▶ **PROBLEM**
Give every line again exactly as it appears, please, but not the pictures.

▶ **RECORDED DATA**
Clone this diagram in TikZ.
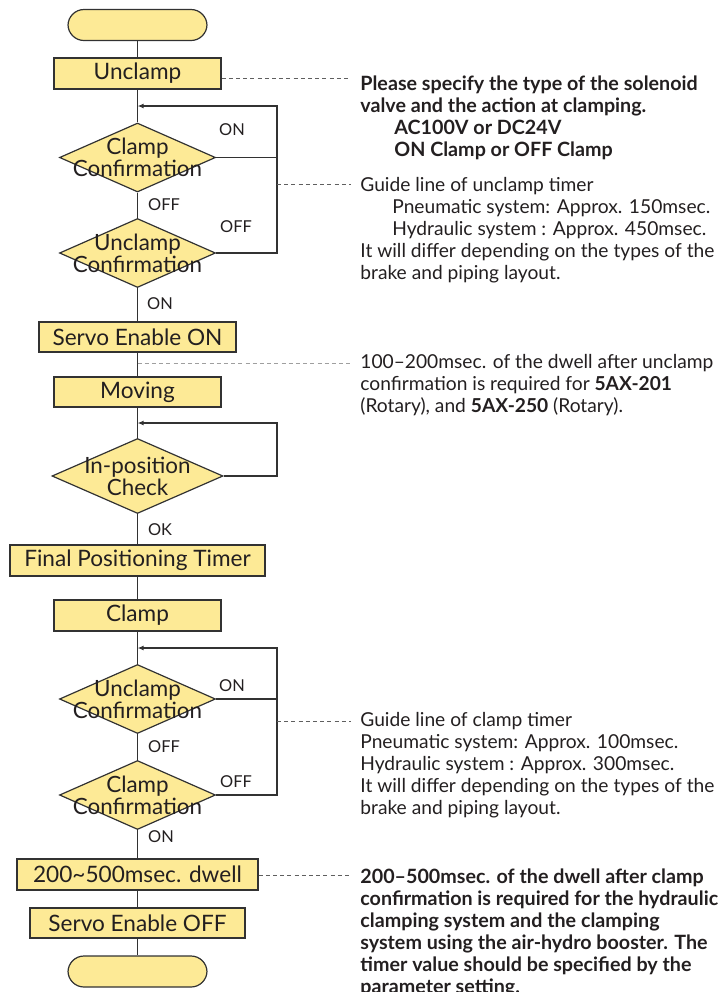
\documentclass[tikz,border=0pt]{standalone}
\usepackage{fontspec}
\setmainfont{Lato}
\usetikzlibrary{arrows.meta,positioning,shapes.geometric}
\definecolor{boxfill}{RGB}{253,234,150}
\definecolor{boxline}{RGB}{50,50,50}
\definecolor{inkdark}{RGB}{35,31,32}
\definecolor{leadgray}{RGB}{95,95,95}

\tikzset{
  process/.style={draw=boxline,fill=boxfill,line width=.6pt,inner sep=0pt,
    minimum height=15.5pt,font=\fontsize{11.3}{11}\selectfont},
  terminal/.style={process,rounded corners=8pt,minimum width=69.5pt},
  decision/.style={diamond,draw=boxline,fill=boxfill,line width=.6pt,inner sep=0pt,
    minimum width=78pt,minimum height=34.5pt},
  dtext/.style={align=center,font=\fontsize{11.2}{11}\selectfont},
  flow/.style={draw=boxline,line width=.6pt},
  back/.style={flow,-{Latex[length=3pt,width=2.4pt]}},
  answer/.style={font=\fontsize{8.2}{9}\selectfont},
  leader/.style={draw=leadgray,line width=.5pt,dash pattern=on 2pt off 1.6pt},
  note/.style={anchor=north west,inner sep=0pt,align=left,
    font=\fontsize{9.6}{11}\selectfont},
  boldnote/.style={note,font=\fontsize{9.85}{11}\selectfont\bfseries}
}

\begin{document}
\begin{tikzpicture}[x=.5pt,y=-.5pt,text=inkdark]
  \useasboundingbox (0,0) rectangle (721,992);

  % flow chart column
  \node[terminal] (start) at (137.5,25) {};
  \node[process,minimum width=83.5pt] (unclamp) at (137.5,73.5) {Unclamp};
  \node[decision,label={[dtext]center:Clamp\\Confirmation}] (clampok1) at (137.5,157.5) {};
  \node[decision,label={[dtext]center:Unclamp\\Confirmation}] (unclampok1) at (137.5,253) {};
  \node[process,minimum width=98.5pt,minimum height=15pt] (servoon) at (137.5,337) {Servo Enable ON};
  \node[process,minimum width=83.5pt,minimum height=15pt] (moving) at (137.5,392) {Moving};
  \node[decision,minimum width=85.5pt,minimum height=37.5pt,
    label={[dtext]center:In-position\\Check}] (inpos) at (137.5,476) {};
  \node[process,minimum width=127.5pt] (fintimer) at (137.5,560.5) {Final Positioning Timer};
  \node[process,minimum width=83.5pt] (clamp) at (137.5,615.5) {Clamp};
  \node[decision,label={[dtext]center:Unclamp\\Confirmation}] (unclampok2) at (137.5,699) {};
  \node[decision,label={[dtext]center:Clamp\\Confirmation}] (clampok2) at (137.5,795) {};
  \node[process,minimum width=120.5pt] (dwell) at (137.5,874.5) {200\textasciitilde500msec. dwell};
  \node[process,minimum width=107.5pt,minimum height=15pt] (servooff) at (137.5,923) {Servo Enable OFF};
  \node[terminal] (stop) at (137.5,971.5) {};

  % main connectors
  \draw[flow] (start) -- (unclamp);
  \draw[flow] (unclamp) -- (clampok1);
  \draw[flow] (clampok1) -- (unclampok1);
  \draw[flow] (unclampok1) -- (servoon);
  \draw[flow] (servoon) -- (moving);
  \draw[flow] (moving) -- (inpos);
  \draw[flow] (inpos) -- (fintimer);
  \draw[flow] (fintimer) -- (clamp);
  \draw[flow] (clamp) -- (unclampok2);
  \draw[flow] (unclampok2) -- (clampok2);
  \draw[flow] (clampok2) -- (dwell);
  \draw[flow] (dwell) -- (servooff);
  \draw[flow] (servooff) -- (stop);

  % loops back
  \coordinate (loopa) at (277,106);
  \coordinate (loopb) at (277,423);
  \coordinate (loopc) at (277,648);
  \draw[back] (unclampok1.east) -| (loopa) -- (loopa -| unclamp.south);
  \draw[flow] (clampok1.east) -- (clampok1.east -| loopa);
  \draw[back] (inpos.east) -| (loopb) -- (loopb -| moving.south);
  \draw[back] (clampok2.east) -| (loopc) -- (loopc -| clamp.south);
  \draw[flow] (unclampok2.east) -- (unclampok2.east -| loopc);

  % answers
  \node[answer] (on1) at (232,130) {ON};
  \node[answer] (off1) at (164,205) {OFF};
  \node[answer] (off2) at (236,227) {OFF};
  \node[answer] (on2) at (160,304) {ON};
  \node[answer] (ok1) at (160,530) {OK};
  \node[answer] (on3) at (232,686) {ON};
  \node[answer] (off3) at (164,747) {OFF};
  \node[answer] (off4) at (236,782) {OFF};
  \node[answer] (on4) at (161,837) {ON};

  % leaders to notes
  \coordinate (lead1) at (351,78);
  \coordinate (lead2) at (351,184);
  \coordinate (lead3) at (351,363);
  \coordinate (lead4) at (351,721);
  \coordinate (lead5) at (351,875);
  \draw[leader] (unclamp.east |- lead1) -- (lead1);
  \draw[leader] (loopa |- lead2) -- (lead2);
  \draw[leader,draw=gray!75] (servoon.south |- lead3) -- (lead3);
  \draw[leader] (loopc |- lead4) -- (lead4);
  \draw[leader] (dwell.east |- lead5) -- (lead5);

  \node[boldnote] (note1) at (360,75)
    {Please specify the type of the solenoid\\
     valve and the action at clamping.\\
     \hspace*{17pt}AC100V or DC24V\\
     \hspace*{17pt}ON Clamp or OFF Clamp};
  \node[note] (note2) at (360,177)
    {Guide line of unclamp timer\\
     \hspace*{16pt}Pneumatic system: Approx. 150msec.\\
     \hspace*{16pt}Hydraulic system : Approx. 450msec.\\
     It will differ depending on the types of the\\
     brake and piping layout.};
  \node[note] (note3) at (360,354)
    {100--200msec. of the dwell after unclamp\\
     confirmation is required for \textbf{5AX-201}\\
     (Rotary), and \textbf{5AX-250} (Rotary).};
  \node[note] (note4) at (360,712)
    {Guide line of clamp timer\\
     Pneumatic system: Approx. 100msec.\\
     Hydraulic system : Approx. 300msec.\\
     It will differ depending on the types of the\\
     brake and piping layout.};
  \node[boldnote] (note5) at (360,868)
    {200--500msec. of the dwell after clamp\\
     confirmation is required for the hydraulic\\
     clamping system and the clamping\\
     system using the air-hydro booster. The\\
     timer value should be specified by the\\
     parameter setting.};
\end{tikzpicture}
\end{document}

▶ **THE COMPLETED TASK**
Clone this diagram in TikZ.
\documentclass[tikz,border=0pt]{standalone}
\usepackage{fontspec}
\setmainfont{Lato}
\usetikzlibrary{arrows.meta,positioning,shapes.geometric}
\definecolor{boxfill}{RGB}{253,234,150}
\definecolor{boxline}{RGB}{50,50,50}
\definecolor{inkdark}{RGB}{35,31,32}
\definecolor{leadgray}{RGB}{95,95,95}

\tikzset{
  process/.style={draw=boxline,fill=boxfill,line width=.6pt,inner sep=0pt,
    minimum height=15.5pt,font=\fontsize{11.3}{11}\selectfont},
  terminal/.style={process,rounded corners=8pt,minimum width=69.5pt},
  decision/.style={diamond,draw=boxline,fill=boxfill,line width=.6pt,inner sep=0pt,
    minimum width=78pt,minimum height=34.5pt},
  dtext/.style={align=center,font=\fontsize{11.2}{11}\selectfont},
  flow/.style={draw=boxline,line width=.6pt},
  back/.style={flow,-{Latex[length=3pt,width=2.4pt]}},
  answer/.style={font=\fontsize{8.2}{9}\selectfont},
  leader/.style={draw=leadgray,line width=.5pt,dash pattern=on 2pt off 1.6pt},
  note/.style={anchor=north west,inner sep=0pt,align=left,
    font=\fontsize{9.6}{11}\selectfont},
  boldnote/.style={note,font=\fontsize{9.85}{11}\selectfont\bfseries}
}

\begin{document}
\begin{tikzpicture}[x=.5pt,y=-.5pt,text=inkdark]
  \useasboundingbox (0,0) rectangle (721,992);

  % flow chart column
  \node[terminal] (start) at (137.5,25) {};
  \node[process,minimum width=83.5pt] (unclamp) at (137.5,73.5) {Unclamp};
  \node[decision,label={[dtext]center:Clamp\\Confirmation}] (clampok1) at (137.5,157.5) {};
  \node[decision,label={[dtext]center:Unclamp\\Confirmation}] (unclampok1) at (137.5,253) {};
  \node[process,minimum width=98.5pt,minimum height=15pt] (servoon) at (137.5,337) {Servo Enable ON};
  \node[process,minimum width=83.5pt,minimum height=15pt] (moving) at (137.5,392) {Moving};
  \node[decision,minimum width=85.5pt,minimum height=37.5pt,
    label={[dtext]center:In-position\\Check}] (inpos) at (137.5,476) {};
  \node[process,minimum width=127.5pt] (fintimer) at (137.5,560.5) {Final Positioning Timer};
  \node[process,minimum width=83.5pt] (clamp) at (137.5,615.5) {Clamp};
  \node[decision,label={[dtext]center:Unclamp\\Confirmation}] (unclampok2) at (137.5,699) {};
  \node[decision,label={[dtext]center:Clamp\\Confirmation}] (clampok2) at (137.5,795) {};
  \node[process,minimum width=120.5pt] (dwell) at (137.5,874.5) {200\textasciitilde500msec. dwell};
  \node[process,minimum width=107.5pt,minimum height=15pt] (servooff) at (137.5,923) {Servo Enable OFF};
  \node[terminal] (stop) at (137.5,971.5) {};

  % main connectors
  \draw[flow] (start) -- (unclamp);
  \draw[flow] (unclamp) -- (clampok1);
  \draw[flow] (clampok1) -- (unclampok1);
  \draw[flow] (unclampok1) -- (servoon);
  \draw[flow] (servoon) -- (moving);
  \draw[flow] (moving) -- (inpos);
  \draw[flow] (inpos) -- (fintimer);
  \draw[flow] (fintimer) -- (clamp);
  \draw[flow] (clamp) -- (unclampok2);
  \draw[flow] (unclampok2) -- (clampok2);
  \draw[flow] (clampok2) -- (dwell);
  \draw[flow] (dwell) -- (servooff);
  \draw[flow] (servooff) -- (stop);

  % loops back
  \coordinate (loopa) at (277,106);
  \coordinate (loopb) at (277,423);
  \coordinate (loopc) at (277,648);
  \draw[back] (unclampok1.east) -| (loopa) -- (loopa -| unclamp.south);
  \draw[flow] (clampok1.east) -- (clampok1.east -| loopa);
  \draw[back] (inpos.east) -| (loopb) -- (loopb -| moving.south);
  \draw[back] (clampok2.east) -| (loopc) -- (loopc -| clamp.south);
  \draw[flow] (unclampok2.east) -- (unclampok2.east -| loopc);

  % answers
  \node[answer] (on1) at (232,130) {ON};
  \node[answer] (off1) at (164,205) {OFF};
  \node[answer] (off2) at (236,227) {OFF};
  \node[answer] (on2) at (160,304) {ON};
  \node[answer] (ok1) at (160,530) {OK};
  \node[answer] (on3) at (232,686) {ON};
  \node[answer] (off3) at (164,747) {OFF};
  \node[answer] (off4) at (236,782) {OFF};
  \node[answer] (on4) at (161,837) {ON};

  % leaders to notes
  \coordinate (lead1) at (351,78);
  \coordinate (lead2) at (351,184);
  \coordinate (lead3) at (351,363);
  \coordinate (lead4) at (351,721);
  \coordinate (lead5) at (351,875);
  \draw[leader] (unclamp.east |- lead1) -- (lead1);
  \draw[leader] (loopa |- lead2) -- (lead2);
  \draw[leader,draw=gray!75] (servoon.south |- lead3) -- (lead3);
  \draw[leader] (loopc |- lead4) -- (lead4);
  \draw[leader] (dwell.east |- lead5) -- (lead5);

  \node[boldnote] (note1) at (360,75)
    {Please specify the type of the solenoid\\
     valve and the action at clamping.\\
     \hspace*{17pt}AC100V or DC24V\\
     \hspace*{17pt}ON Clamp or OFF Clamp};
  \node[note] (note2) at (360,177)
    {Guide line of unclamp timer\\
     \hspace*{16pt}Pneumatic system: Approx. 150msec.\\
     \hspace*{16pt}Hydraulic system : Approx. 450msec.\\
     It will differ depending on the types of the\\
     brake and piping layout.};
  \node[note] (note3) at (360,354)
    {100--200msec. of the dwell after unclamp\\
     confirmation is required for \textbf{5AX-201}\\
     (Rotary), and \textbf{5AX-250} (Rotary).};
  \node[note] (note4) at (360,712)
    {Guide line of clamp timer\\
     Pneumatic system: Approx. 100msec.\\
     Hydraulic system : Approx. 300msec.\\
     It will differ depending on the types of the\\
     brake and piping layout.};
  \node[boldnote] (note5) at (360,868)
    {200--500msec. of the dwell after clamp\\
     confirmation is required for the hydraulic\\
     clamping system and the clamping\\
     system using the air-hydro booster. The\\
     timer value should be specified by the\\
     parameter setting.};
\end{tikzpicture}
\end{document}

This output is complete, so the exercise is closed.